The United States is expressing fresh concerns about the outcome of Cambodia's recent election that handed a victory to the ruling party of Prime Minister Hun Sen.
State Department spokeswoman Marie Harf said Monday a "transparent review" of reported irregularities in the July election would help address "flaws" in Cambodia's electoral process. She also said it would give Cambodians "greater confidence in their electoral system."
Cambodia's opposition plans to boycott the opening session of parliament and hold three days of protests next week unless there is an investigation into allegations of widespread fraud in the vote.
On Sunday, the opposition's attempts at appealing the outcome were dealt a blow when the National Election Committee officially ratified the victory of Hun Sen's Cambodian People's Party.
The election committee said Hun Sen's CPP took 68 seats. It said the opposition Cambodia National Rescue Party won 55 seats, significantly more seats than it has won in the past.
The opposition, led by CNRP President Sam Rainsy, said it would have won more seats if the election had been fair.

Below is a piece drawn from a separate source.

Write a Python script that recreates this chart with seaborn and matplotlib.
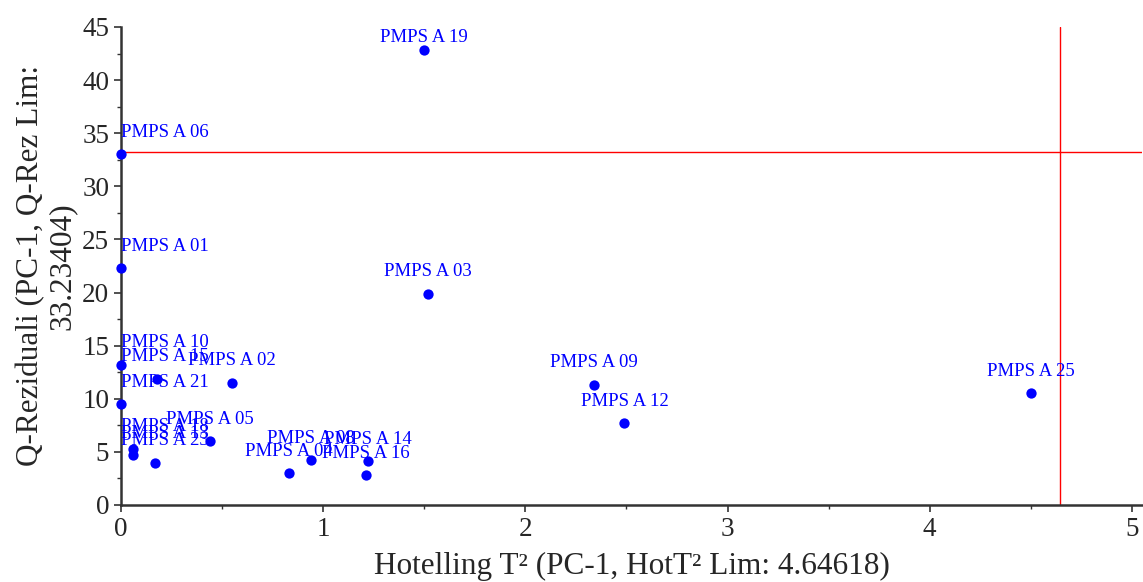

It says it has received more than 10,000 complaints of irregularities from its supporters.
Human Rights Watch on Tuesday slammed the election committee's decision, saying it "doused even the slimmest hope that thousands of electoral irregularities would be investigated in a serious and impartial manner."
The New York-based group says the CPP "controlled every aspect of the electoral process and deprived the people of Cambodia of a free and fair election."
It specifically mentioned unequal media access, manipulation of voter rolls, and campaigning by senior security force officers for the CPP as among the alleged election irregularities.
The government has acknowledged some minor problems with the vote, but says they were not enough to impact the outcome.
On Saturday, nearly 20,000 opposition supporters demonstrated in Phnom Penh, Cambodia's capital. Some analysts have warned of possible political violence, if government forces respond harshly to the protests.